Great read. Well done. Well done, indeed.
I begin with a story. Several years ago, I managed our county’s “Artists in Residence” program (grades k-12). Instead of art for art’s sake, our artists taught the curriculum through the arts. Teachers identified the weakness in their classrooms, and their resident artist focused on that part of the curriculum. For example, a theatre artists focused on reading skills. When one theatre artist discovered parents were not reading to their children, she organized a workshop and taught parents various voice, acting skills, etc. By mid-morning parents were in a large circle, taking turns reading a script out loud using different voices. Parents lost their inhibitions and poured themselves into their character - their alternate (cool). Suffice to say, their kids reading scores skyrocketed.
One of our artists specialized in high school geography. After a few weeks, students came to class to discover their artist had replaced their wall sized Mercator map of the world with a wall-sized world map drawn to scale. The kids went crazy – laughing, joking and absolutely positive it was a joke. This little lesson turned Richard’s students into fact checkers – “what else did they lie about” was the most common remark by his students. “A lot” was Richard’s reply.

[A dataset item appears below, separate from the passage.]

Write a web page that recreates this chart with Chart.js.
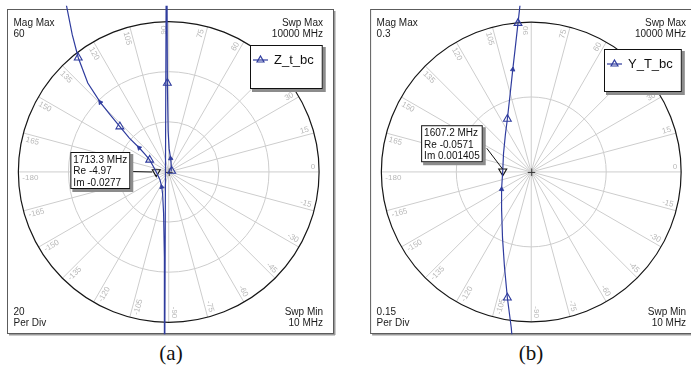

That map thing you mentioned is a big deal – bigger than you might think. Its none of my business, but if you inserted the two different maps in your essay, I think it would make people think harder.
You see, we humans believe our eyes, we trust our eyes and we believe what we see. For that reason, visual information bypasses our filters and biases and registers directly in the brain. Seeing the two maps side by side (not top and bottom) will make people so UN-comfortable, they will use their eyes – the sensory organ they trust more than a book, a story or an authority to work it out. At the very least, you will have planted a contradiction in their minds (and that will nag at them).
Before I wrote my comment, I tried it on myself. I know better. I’ve worked with these maps. But that didn’t matter. I was still surprised by the differences, for I’d learned geography from a Mercator map and that’s the map that's stuck in my brain. Anyways, you hit on something valuable and thought to comment.